The strategy. Outside counsel has to understand the business—beyond the facts of the case—to effectively advise on what issues to pursue and what issues to ignore for the sake of the business relationship. For example, sometimes parties sue one another in the midst of an ongoing and salvageable commercial relationship. The case could arise because the parties have different views about a single material term, while the rest of the contract functions well. Or the parties might have a dispute under only one of the many contracts they share. While it is obvious that scorched- earth tactics will not serve the client in these cases, it takes some nuance to craft the right approach. These complex commercial relationships can also give rise to creative settlement opportunities—but only if outside counsel understands the business and is creative enough to leverage them. The right strategy may lead to settlement and keep the client (and you) far away from trial.

The expert. Expert witnesses have the potential to add tremendous value when used effectively. They can also be a missed opportunity—and even a liability—when used ineffectively. This happens easily when outside counsel does not understand the client’s business. Big companies do not operate in a vacuum. Even in larger cases, only a part of the client’s business tends to have legal relevance, but it often pays to assess the legally relevant facts within the broader context of a client’s business. Experts can fall victim when lawyers fail to do this. Imagine a valuation expert opining that an option contract is worth tens of millions of dollars when the client’s employees regularly valued the same option in the ordinary course at a fraction of the expert’s proposed value. Or an industry expert claiming that excess volume fees under a supply agreement were unfairly punitive when, unbeknownst to the expert, the client immediately sold the purchased goods to another party under another contract at a handsome profit. I have encountered each of these situations. In both instances, the expert was failed by the lawyer, who didn’t understand the client’s business well enough to avoid these unforced errors. Taking the extra time to prepare the expert on the factual and legal context outside the scope of the expert’s assignment is a necessity long before trial.

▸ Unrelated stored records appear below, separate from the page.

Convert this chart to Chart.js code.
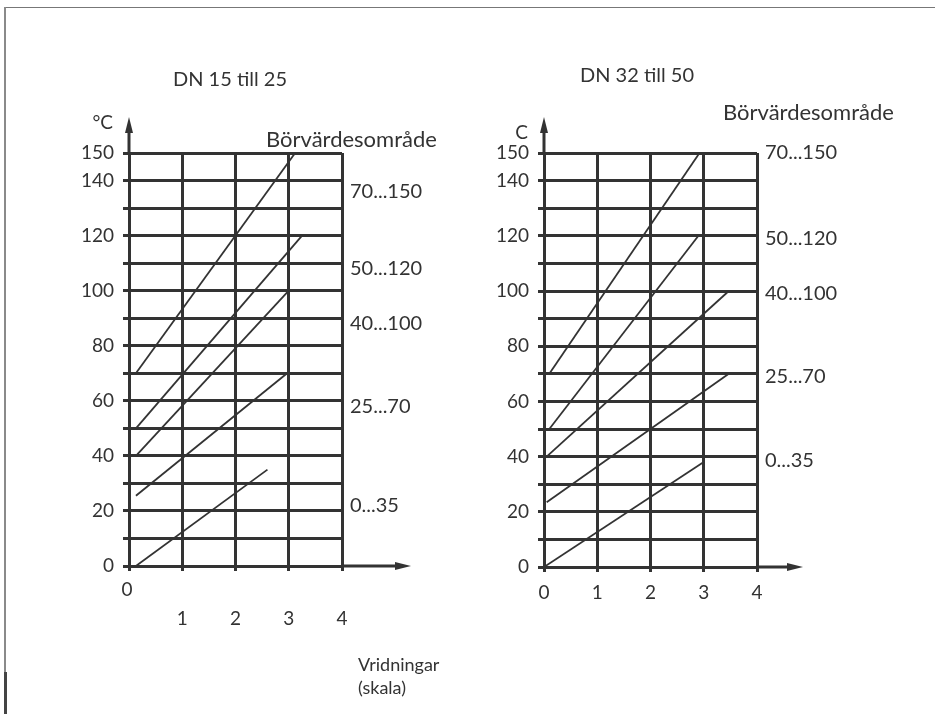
<!DOCTYPE html>
<html lang="sv">
<head>
<meta charset="UTF-8">
<title>Börvärdesområde</title>
<script src="https://cdn.jsdelivr.net/npm/chart.js"></script>
<style>
  body { margin: 0; background: #fff; }
  .page { position: relative; width: 935px; height: 714px; overflow: hidden; }
  .frame-top { position: absolute; left: 4px; top: 7px; width: 931px; border-top: 1.5px solid #777; }
  .frame-left { position: absolute; left: 4px; top: 7px; height: 707px; border-left: 2px solid #8a8a8a; }
  .frame-left-dark { position: absolute; left: 4px; top: 672px; height: 42px; border-left: 3px solid #444; }
  canvas { position: absolute; top: 0; }
  #left { left: 0; }
  #right { left: 467px; }
</style>
</head>
<body>
<div class="page">
  <div class="frame-top"></div>
  <div class="frame-left"></div>
  <div class="frame-left-dark"></div>
  <canvas id="left" width="467" height="714"></canvas>
  <canvas id="right" width="468" height="714"></canvas>
</div>

<script>
// setpoint ranges (Börvärdesområde)
const ranges = ['0...35', '25...70', '40...100', '50...120', '70...150'];

// DN 15 till 25 - start and end of each line (turns, °C)
const leftStartX = [0.13, 0.13, 0.13, 0.13, 0.13];
const leftStartY = [0, 25.5, 40, 50, 70];
const leftEndX = [2.6, 2.97, 3.0, 3.25, 3.12];
const leftEndY = [35, 70, 100, 120, 150];

// DN 32 till 50
const rightStartX = [0, 0.05, 0.05, 0.1, 0.1];
const rightStartY = [0, 23.5, 40, 50, 70];
const rightEndX = [3.0, 3.47, 3.47, 2.9, 2.92];
const rightEndY = [38, 70, 100, 120, 150];

// axis ticks
const yLabels = [0, 20, 40, 60, 80, 100, 120, 140, 150];
const xLabels = [0, 1, 2, 3, 4];

// where the range names sit (°C level on each chart)
const leftRangeLabelY = [22, 58, 88, 108, 136];
const rightRangeLabelY = [38.5, 69, 99, 119, 150];

const INK = '#333';
const FONT = 'Lato, "Open Sans", sans-serif';
Chart.defaults.font.family = FONT;
Chart.defaults.color = INK;

function makeDatasets(sx, sy, ex, ey) {
    return ranges.map((r, i) => ({
        label: r,
        data: [{x: sx[i], y: sy[i]}, {x: ex[i], y: ey[i]}],
        showLine: true,
        borderColor: INK,
        borderWidth: 1.8,
        pointRadius: 0,
        pointHoverRadius: 0
    }));
}

function drawText(ctx, txt, x, y, size, align) {
    ctx.font = size + 'px ' + FONT;
    ctx.fillStyle = INK;
    ctx.textAlign = align || 'left';
    ctx.textBaseline = 'middle';
    ctx.fillText(txt, x, y);
}

// arrows on the axes + all the free text
function makeDecor(cfg) {
    return {
        id: 'decor',
        afterDraw(chart) {
            const ctx = chart.ctx;
            const xs = chart.scales.x, ys = chart.scales.y;
            const x0 = xs.getPixelForValue(0), y0 = ys.getPixelForValue(0);
            const top = ys.getPixelForValue(150);
            ctx.save();
            ctx.strokeStyle = INK;
            ctx.fillStyle = INK;
            ctx.lineWidth = 3;
            // y axis up
            ctx.beginPath();
            ctx.moveTo(x0, top);
            ctx.lineTo(x0, cfg.arrowTop + 10);
            ctx.stroke();
            ctx.beginPath();
            ctx.moveTo(x0, cfg.arrowTop);
            ctx.lineTo(x0 - 4, cfg.arrowTop + 16);
            ctx.lineTo(x0 + 4, cfg.arrowTop + 16);
            ctx.closePath();
            ctx.fill();
            // x axis right
            const xr = xs.getPixelForValue(4);
            ctx.beginPath();
            ctx.moveTo(xr, y0);
            ctx.lineTo(cfg.arrowRight - 10, y0);
            ctx.stroke();
            ctx.beginPath();
            ctx.moveTo(cfg.arrowRight, y0);
            ctx.lineTo(cfg.arrowRight - 16, y0 - 4);
            ctx.lineTo(cfg.arrowRight - 16, y0 + 4);
            ctx.closePath();
            ctx.fill();

            drawText(ctx, cfg.title, cfg.titleX, cfg.titleY, 20, 'center');
            drawText(ctx, cfg.unit, x0 - 16, cfg.unitY, 19, 'right');
            drawText(ctx, 'Börvärdesområde', cfg.headX, cfg.headY, 22, 'left');
            const lx = xs.getPixelForValue(4) + 8;
            ranges.forEach((r, i) => drawText(ctx, r, lx, ys.getPixelForValue(cfg.rangeY[i]), 20, 'left'));
            if (cfg.zero) drawText(ctx, '0', x0 - 2, y0 + 24, 19, 'center');
            if (cfg.xTitle) {
                drawText(ctx, 'Vridningar', 358, 665, 18, 'left');
                drawText(ctx, '(skala)', 358, 688, 18, 'left');
            }
            ctx.restore();
        }
    };
}

function makeChart(id, datasets, pad, yWidth, xHeight, xPad, decor, hideZero) {
    return new Chart(document.getElementById(id), {
        type: 'scatter',
        data: {datasets: datasets},
        options: {
            responsive: false,
            animation: false,
            events: [],
            layout: {padding: pad},
            plugins: {legend: {display: false}, tooltip: {enabled: false}},
            scales: {
                x: {
                    type: 'linear', min: 0, max: 4,
                    afterFit(s) { s.height = xHeight; },
                    afterBuildTicks(s) { s.ticks = xLabels.map(v => ({value: v})); },
                    ticks: {
                        padding: xPad,
                        font: {size: 19},
                        color: INK,
                        callback: v => (hideZero && v === 0) ? '' : String(v)
                    },
                    grid: {color: INK, lineWidth: 3, tickLength: 5},
                    border: {color: INK, width: 3}
                },
                y: {
                    type: 'linear', min: 0, max: 150,
                    afterFit(s) { s.width = yWidth; },
                    ticks: {
                        stepSize: 10,
                        padding: 9,
                        font: {size: 19},
                        color: INK,
                        autoSkip: false,
                        callback: v => yLabels.includes(v) ? String(v) : ''
                    },
                    grid: {color: INK, lineWidth: 3, tickLength: 6},
                    border: {color: INK, width: 3}
                }
            }
        },
        plugins: [makeDecor(decor)]
    });
}

makeChart('left', makeDatasets(leftStartX, leftStartY, leftEndX, leftEndY),
    {left: 69, right: 125, top: 153, bottom: 88}, 60, 60, 36,
    {arrowTop: 117, arrowRight: 411, title: 'DN 15 till 25', titleX: 230, titleY: 80,
     unit: '°C', unitY: 123, headX: 266, headY: 140, rangeY: leftRangeLabelY,
     zero: true, xTitle: true}, true);

makeChart('right', makeDatasets(rightStartX, rightStartY, rightEndX, rightEndY),
    {left: 27, right: 178, top: 153, bottom: 107}, 50, 40, 9,
    {arrowTop: 117, arrowRight: 336, title: 'DN 32 till 50', titleX: 170, titleY: 76,
     unit: 'C', unitY: 133, headX: 256, headY: 113, rangeY: rightRangeLabelY,
     zero: false, xTitle: false}, false);
</script>
</body>
</html>
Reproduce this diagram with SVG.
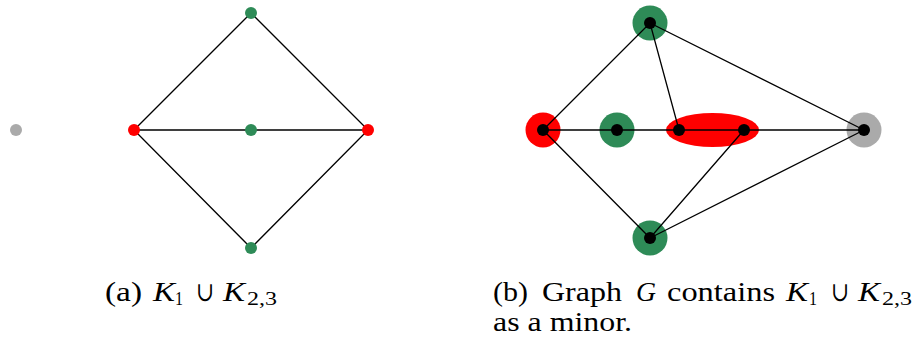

These are just a few examples. The common thread is that we can enhance almost every aspect of our practice, improve our client service, and become better equipped to achieve our clients’ objectives simply by making the effort to understand our clients’ business all along, instead of working with our heads down until voir dire.

Like most trial lawyers, I love the craft. I will continue to relish trials when I get to do them. But as happy as I am to try a case, my clients are not likely to share that enthusiasm. I try always to remember this tension and do my best to ensure that the client, not the trial lawyer, is the focus of the litigation.